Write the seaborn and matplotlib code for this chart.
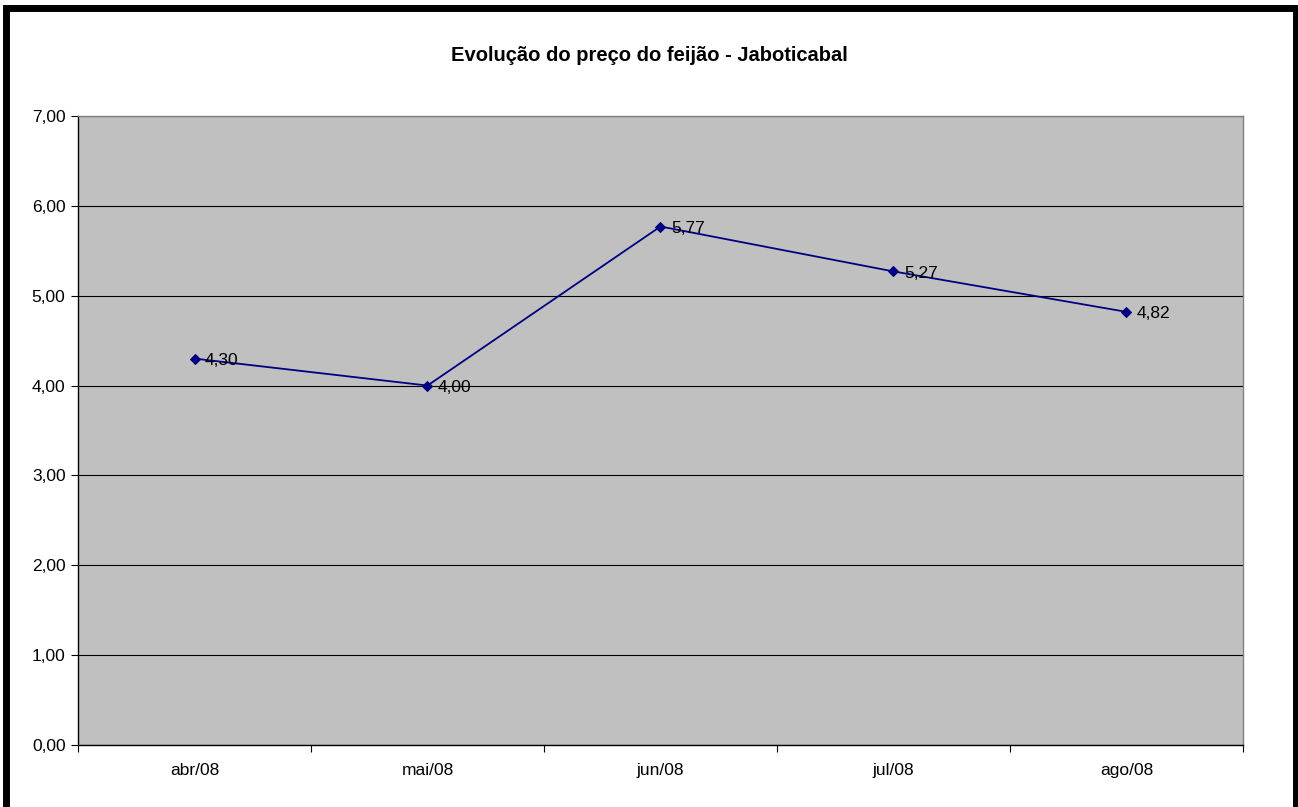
import matplotlib
matplotlib.use("Agg")
import matplotlib.pyplot as plt
import seaborn as sns
import pandas as pd
from matplotlib.patches import Rectangle

# ----------------------------------------------------------------------
# Data
# ----------------------------------------------------------------------
meses = ["abr/08", "mai/08", "jun/08", "jul/08", "ago/08"]
precos = [4.30, 4.00, 5.77, 5.27, 4.82]
y_ticks = [0, 1, 2, 3, 4, 5, 6, 7]

df = pd.DataFrame({"mes": meses, "preco": precos})
df["pos"] = range(len(meses))

# ----------------------------------------------------------------------
# Style
# ----------------------------------------------------------------------
sns.set_style("white")
plt.rcParams["font.family"] = ["Liberation Sans", "DejaVu Sans"]
plt.rcParams["text.color"] = "black"
plt.rcParams["xtick.color"] = "black"
plt.rcParams["ytick.color"] = "black"

fig = plt.figure(figsize=(12.98, 8.07), dpi=100)
ax = fig.add_axes([0.0601, 0.0768, 0.8975, 0.7795])
ax.set_facecolor("#C0C0C0")

sns.lineplot(data=df, x="pos", y="preco", ax=ax, color="#000080",
             linewidth=1.3, marker="D", markersize=5.5,
             markeredgecolor="#000080", zorder=3)

for x, y in zip(df["pos"], df["preco"]):
    ax.annotate(f"{y:.2f}".replace(".", ","), (x, y), xytext=(7.5, -1.5),
                textcoords="offset points", ha="left", va="center",
                fontsize=12.5, color="black", zorder=4)

# axes
ax.set_xlim(-0.5, len(meses) - 0.5)
ax.set_ylim(0, 7)
ax.set_yticks(y_ticks)
ax.set_yticklabels([f"{v:.2f}".replace(".", ",") for v in y_ticks], fontsize=12.5)
ax.yaxis.grid(True, color="black", linewidth=0.8)
ax.set_axisbelow(True)

ax.set_xticks([i - 0.5 for i in range(len(meses) + 1)])
ax.set_xticklabels([])
ax.set_xticks(range(len(meses)), minor=True)
ax.set_xticklabels(meses, minor=True, fontsize=12.5)
ax.tick_params(axis="x", which="major", direction="out", length=5, width=0.8,
               color="black", bottom=True)
ax.tick_params(axis="x", which="minor", length=0, pad=13)
ax.tick_params(axis="y", direction="out", length=5, width=0.8, color="black",
               left=True, pad=4)

ax.set_xlabel("")
ax.set_ylabel("")

for side in ["left", "bottom"]:
    ax.spines[side].set_color("black")
    ax.spines[side].set_linewidth(1.0)
for side in ["top", "right"]:
    ax.spines[side].set_color("#808080")
    ax.spines[side].set_linewidth(1.0)

fig.text(0.5, 0.931, "Evolução do preço do feijão - Jaboticabal",
         ha="center", va="center", fontsize=14.5, fontweight="bold")

# outer chart border
fig.patches.append(Rectangle((0.00424, -0.05), 0.9946, 1.0407, transform=fig.transFigure,
                             fill=False, edgecolor="black", linewidth=5.0, zorder=10))

fig.savefig("out.png", dpi=100)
==========
- **YOUR GOAL**
Restate the listing above word for word, and skip the pictures.

- **SOLUTION**
Write the seaborn and matplotlib code for this chart.
import matplotlib
matplotlib.use("Agg")
import matplotlib.pyplot as plt
import seaborn as sns
import pandas as pd
from matplotlib.patches import Rectangle

# ----------------------------------------------------------------------
# Data
# ----------------------------------------------------------------------
meses = ["abr/08", "mai/08", "jun/08", "jul/08", "ago/08"]
precos = [4.30, 4.00, 5.77, 5.27, 4.82]
y_ticks = [0, 1, 2, 3, 4, 5, 6, 7]

df = pd.DataFrame({"mes": meses, "preco": precos})
df["pos"] = range(len(meses))

# ----------------------------------------------------------------------
# Style
# ----------------------------------------------------------------------
sns.set_style("white")
plt.rcParams["font.family"] = ["Liberation Sans", "DejaVu Sans"]
plt.rcParams["text.color"] = "black"
plt.rcParams["xtick.color"] = "black"
plt.rcParams["ytick.color"] = "black"

fig = plt.figure(figsize=(12.98, 8.07), dpi=100)
ax = fig.add_axes([0.0601, 0.0768, 0.8975, 0.7795])
ax.set_facecolor("#C0C0C0")

sns.lineplot(data=df, x="pos", y="preco", ax=ax, color="#000080",
             linewidth=1.3, marker="D", markersize=5.5,
             markeredgecolor="#000080", zorder=3)

for x, y in zip(df["pos"], df["preco"]):
    ax.annotate(f"{y:.2f}".replace(".", ","), (x, y), xytext=(7.5, -1.5),
                textcoords="offset points", ha="left", va="center",
                fontsize=12.5, color="black", zorder=4)

# axes
ax.set_xlim(-0.5, len(meses) - 0.5)
ax.set_ylim(0, 7)
ax.set_yticks(y_ticks)
ax.set_yticklabels([f"{v:.2f}".replace(".", ",") for v in y_ticks], fontsize=12.5)
ax.yaxis.grid(True, color="black", linewidth=0.8)
ax.set_axisbelow(True)

ax.set_xticks([i - 0.5 for i in range(len(meses) + 1)])
ax.set_xticklabels([])
ax.set_xticks(range(len(meses)), minor=True)
ax.set_xticklabels(meses, minor=True, fontsize=12.5)
ax.tick_params(axis="x", which="major", direction="out", length=5, width=0.8,
               color="black", bottom=True)
ax.tick_params(axis="x", which="minor", length=0, pad=13)
ax.tick_params(axis="y", direction="out", length=5, width=0.8, color="black",
               left=True, pad=4)

ax.set_xlabel("")
ax.set_ylabel("")

for side in ["left", "bottom"]:
    ax.spines[side].set_color("black")
    ax.spines[side].set_linewidth(1.0)
for side in ["top", "right"]:
    ax.spines[side].set_color("#808080")
    ax.spines[side].set_linewidth(1.0)

fig.text(0.5, 0.931, "Evolução do preço do feijão - Jaboticabal",
         ha="center", va="center", fontsize=14.5, fontweight="bold")

# outer chart border
fig.patches.append(Rectangle((0.00424, -0.05), 0.9946, 1.0407, transform=fig.transFigure,
                             fill=False, edgecolor="black", linewidth=5.0, zorder=10))

fig.savefig("out.png", dpi=100)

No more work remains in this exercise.